# poc receptor bug: goggle compatibility?



## francium (Jan 12, 2013)

i bought a poc fornix earlier in the year didn't work with my io/x.


----------



## sheepstealer (Aug 19, 2009)

Thanks. What didn't work about the two? Forehead gap?


----------



## francium (Jan 12, 2013)

not really the goggles just stuck out a fair bit further than the peak of the helmet so if you ever face planted the goggles would me taking the impact.


----------



## ridinbend (Aug 2, 2012)

francium said:


> not really the goggles just stuck out a fair bit further than the peak of the helmet so if you ever face planted the goggles would me taking the impact.


Plus if it's snowing the snow will stack on the top of the goggles as it's not protected by the helmet rim.

I bought a poc helmet and my Smith didn't fit one bit.

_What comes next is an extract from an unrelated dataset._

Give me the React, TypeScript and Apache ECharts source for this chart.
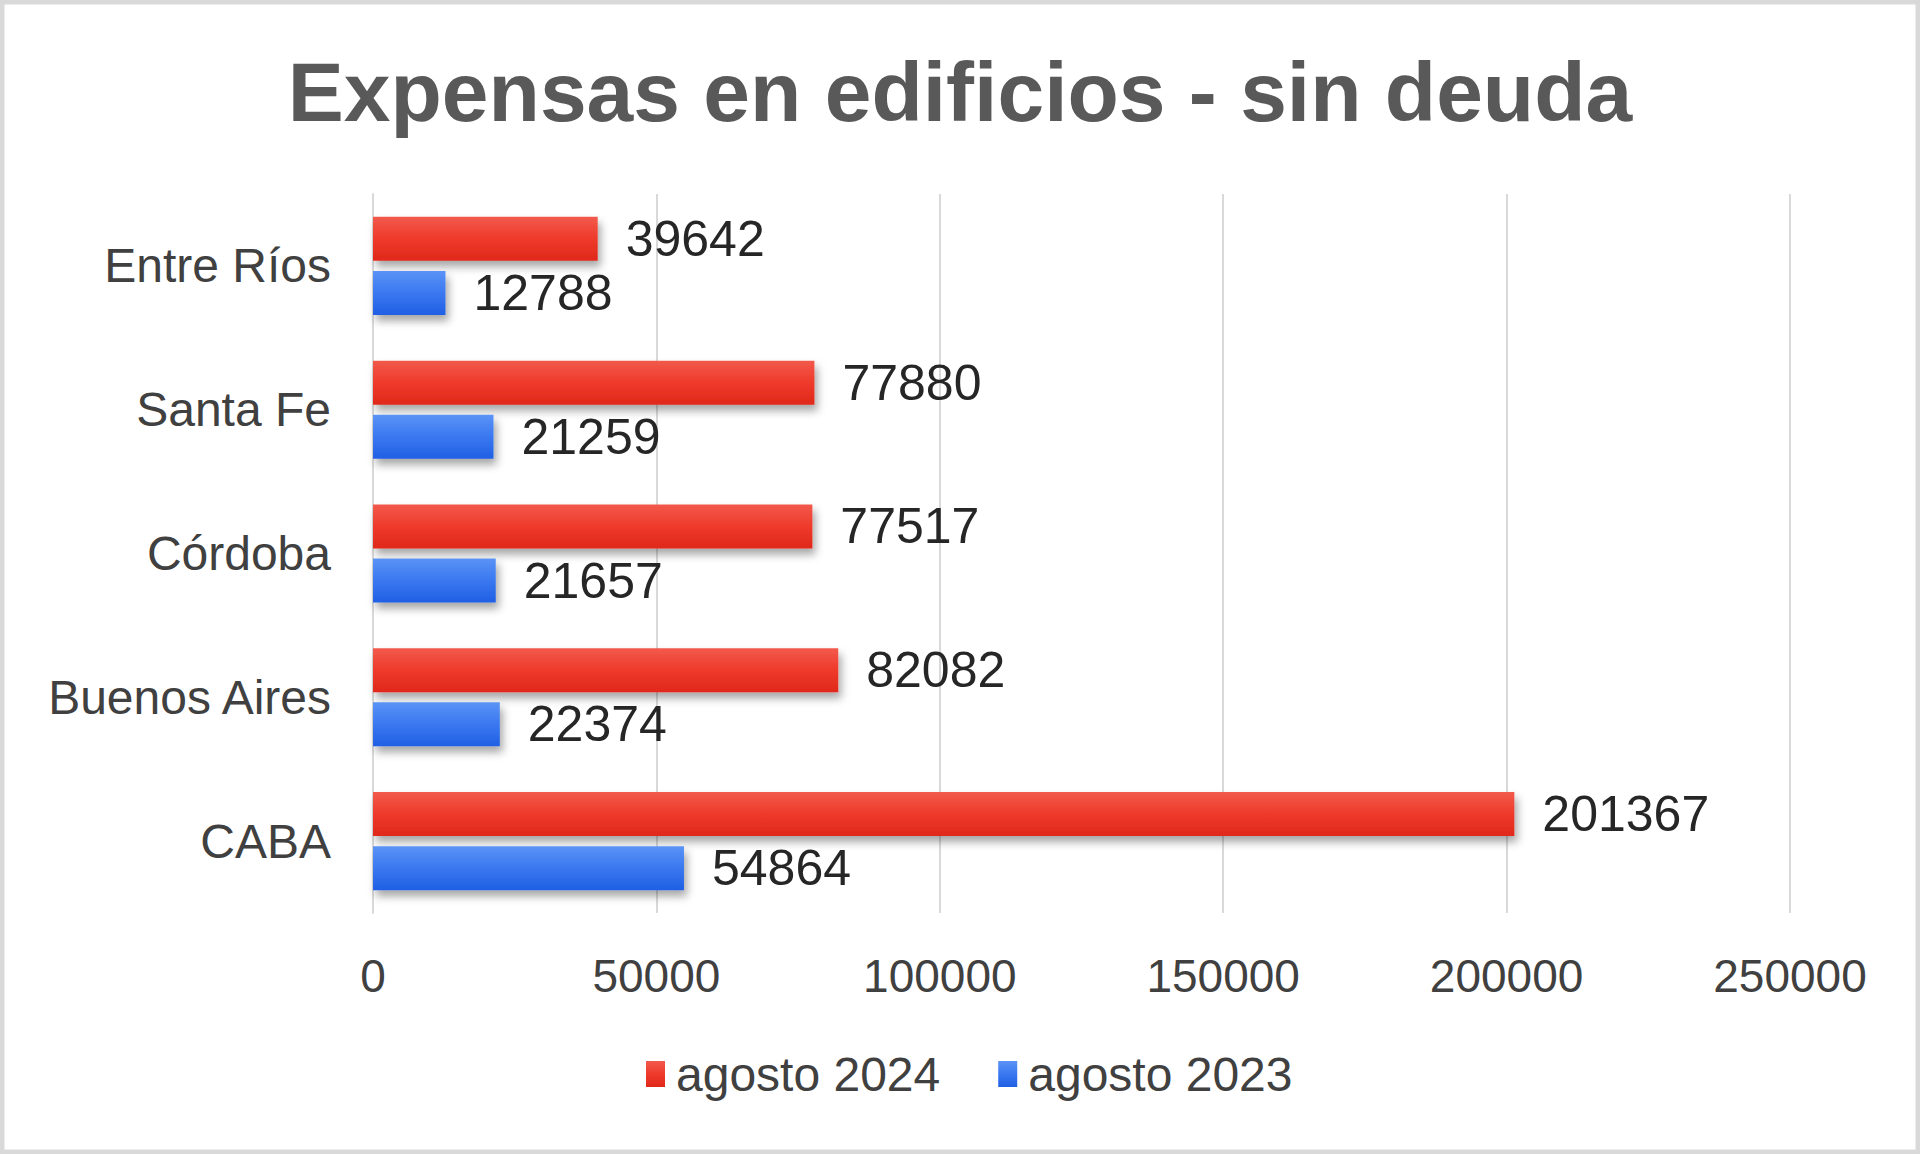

I bought a Smith helmet to match the goggles. Works nicely now. Return the poc and go get a Smith helmet.


----------



## scotty100 (Apr 3, 2012)

It kinda annoys me how helmets and goggles are deliberately designed to fit or deliberately designed not to fit! It's like Apple and itunes in a way...and they all do it...Giro, Smith, POC, K2, Anon...buy any of those helmets and be prepared to not have a great goggle fit unless you buy their own goggles too. 

Oakley can be tricky too...basically ditched my oakleys once I bought a Smith helmet and switched to the I/O goggle to get a decent fit.


----------